Posted at 4:28 PM, Oct 08, 2018

OLATHE, Kan.  A group of Kansas students is working to lower suspension rates in school by lowering the suspension on cars. And the teens have now teamed up with local police to make it happen.

Adrian Vilches, also known as "Shorty," sat down with KSHB to discuss a tall task. His mom was even in a state of shock over this. 

"Honestly she started crying. She didn't believe I would make it to work with cops in this kind of way," Vilches said.

Vilches and several other teens expressed excitement over a new partnership with the Olathe Police Department. Erik Erazo is the brainchild behind this club. He currently serves as the migrant director and Hispanic student advisor for the Olathe School District. 

“We started a club in 2016 with a few lowrider bikes we were building,” Erazo said.

Erazo said that’s how the Olathe Lowrider Bike Club got off the ground. 

“Lowriding, as far as a lot of people are concerned, it’s a car, it’s hydraulics, it’s paint, it’s murals and it is all of that," Erazo said. "But lowriding to us is a lifestyle. It’s kind of our Chicano way of living, Hispanic-American way.”

The students spend a few hours a day every week turning bikes into something much more. They did such a good job “tricking out” the bikes, the Olathe Police Department got in on the fun. The department donated an old squad car to be converted into a lowrider. 

“It’s gonna have all the bells and whistles,” said Sgt.

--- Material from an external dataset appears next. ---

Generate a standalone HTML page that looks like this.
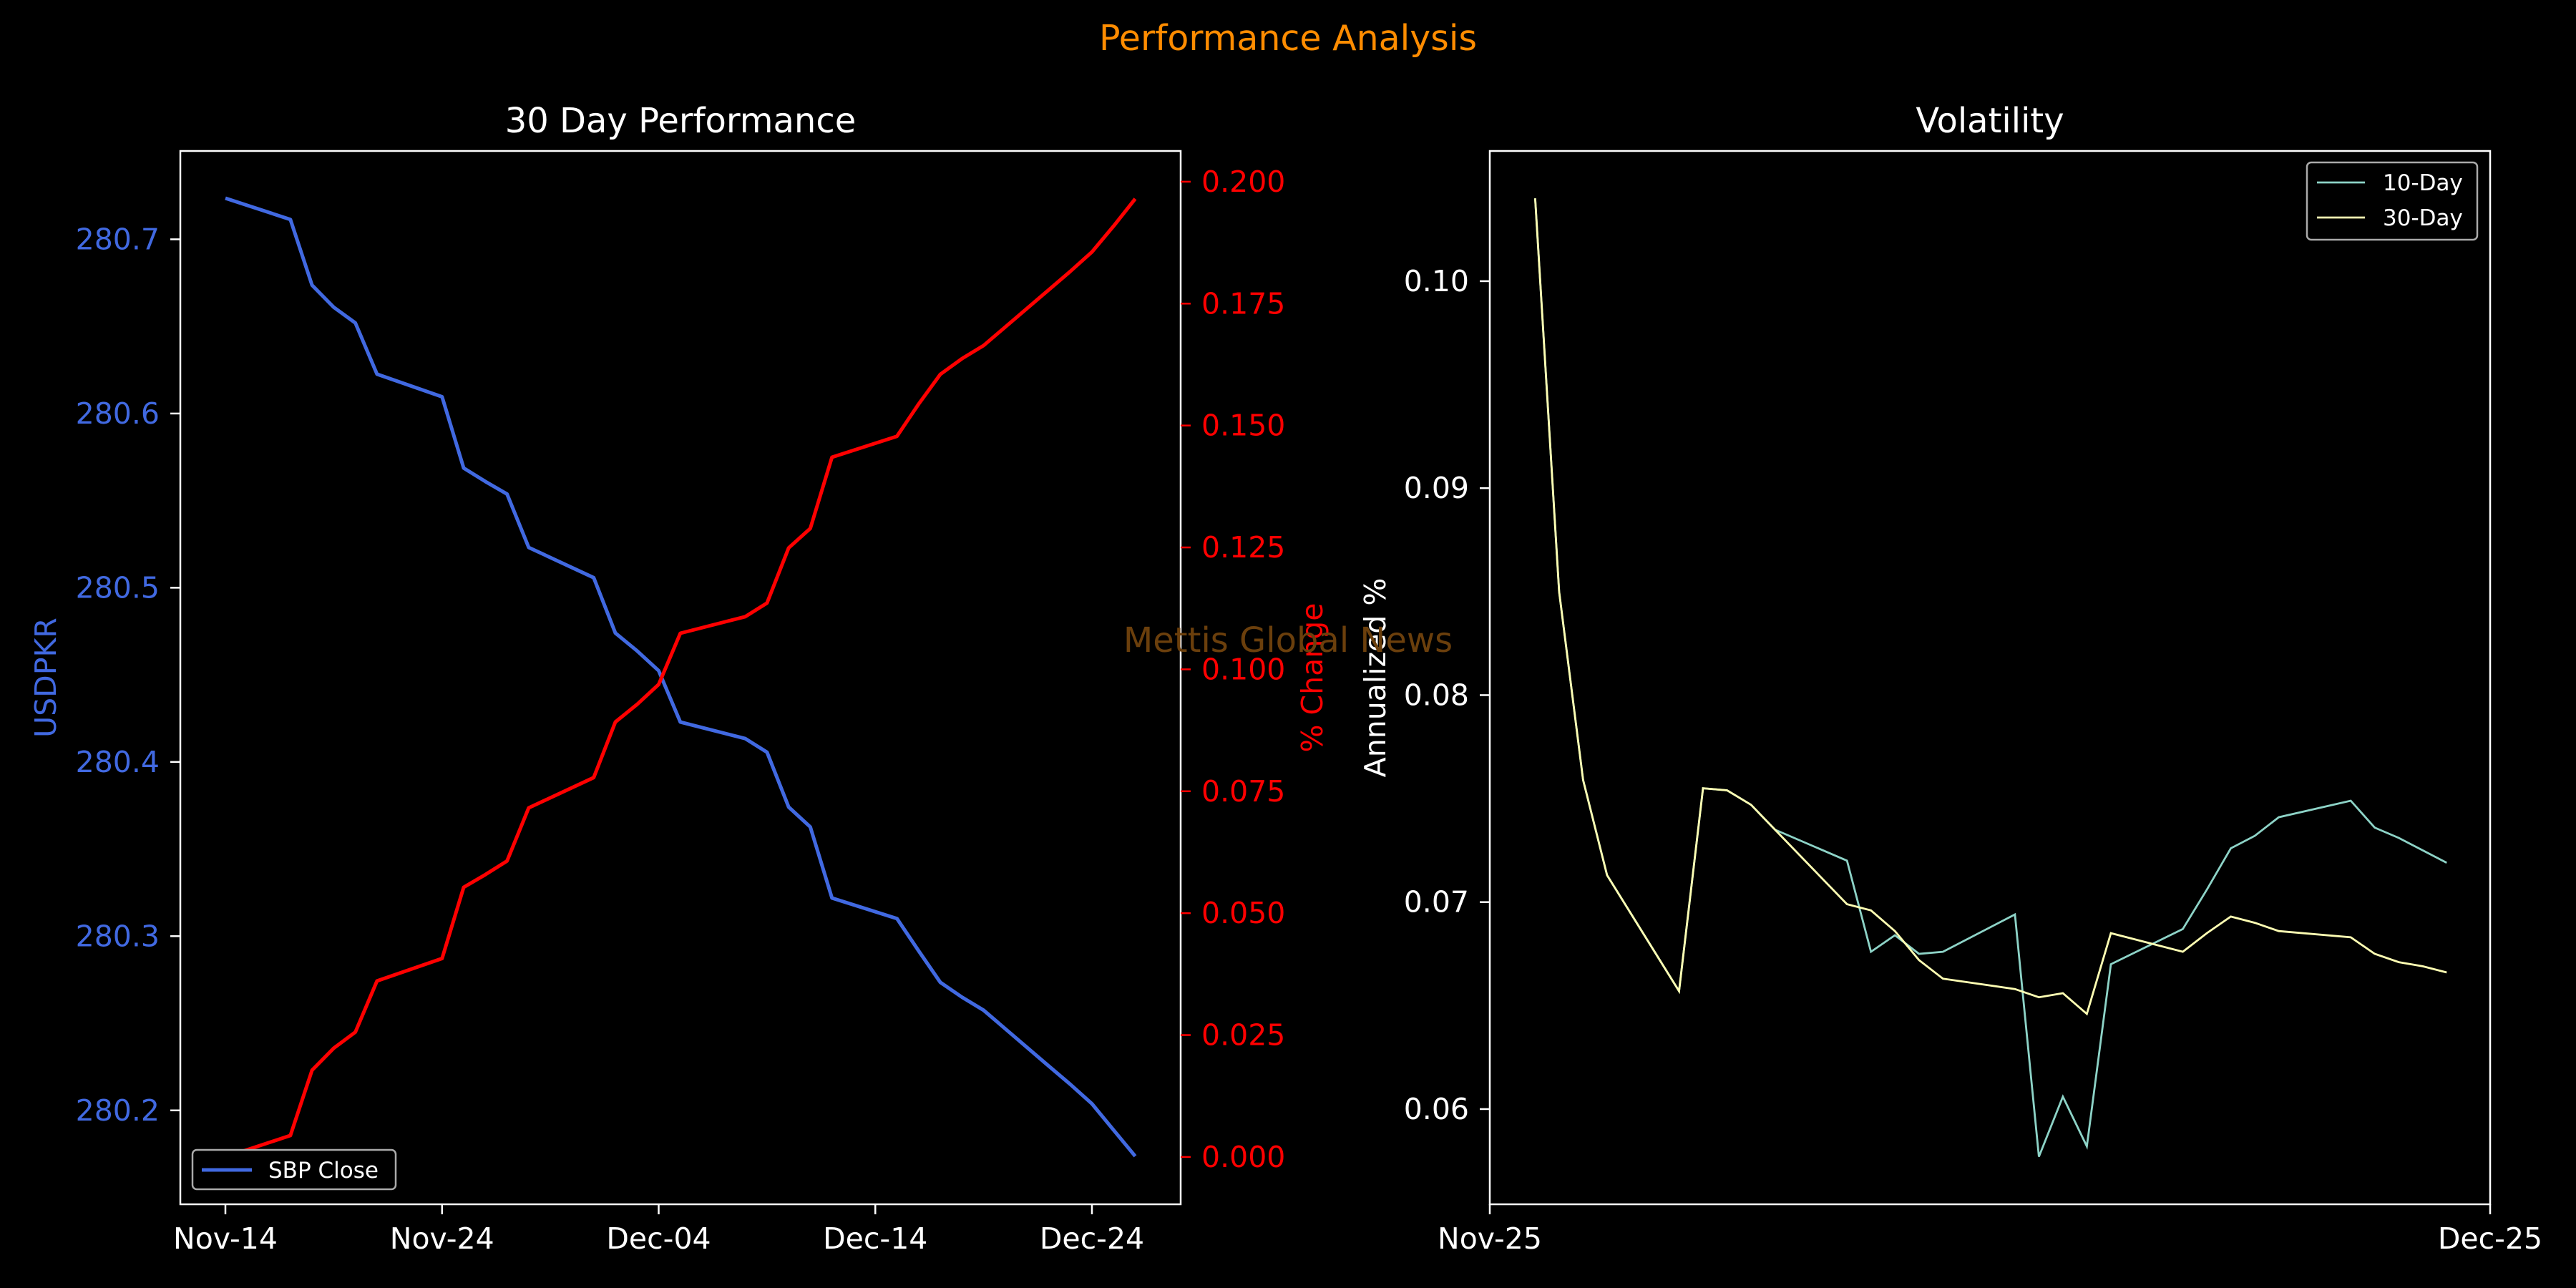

Logan Bonney.  “And we’re gonna give them [the students] the ability to make it their own.”

Vilches agrees that the program offers so much for the students. 

“If I didn’t have the program, I’d probably be doing something dumb right now. Probably in the back of a police car, but now this is what keeps me moving forward," said Vilches.

Christian Gutierrez is another student who sees the many benefits of the program. In addition to learning about cars, he’s also building a relationship with police he never imagined possible. 

“We’re trying to change that relationship," said Gutierrez. "The black and brown side have always had a bad relationship with police and we’re trying to change that”

The teens have placed their work on display at car and bike shows across the Kansas City metro area. They eventually want to help and donate to other kids in need. Perhaps what’s most impressive is that every high school senior in the program last year graduated and is now in college. 

“I did not ever believe in a thousand years I’d be working with cops or anything,” said Vilches. "And now look at us here. We’re working together, making a better community.” 

It’s a program the Olathe Police Department wants to continue for several years. 

“It’s a way for us to really get out to the community in a different way,” said Bonney.  “You don’t build relationships during a crisis. You build it beforehand.”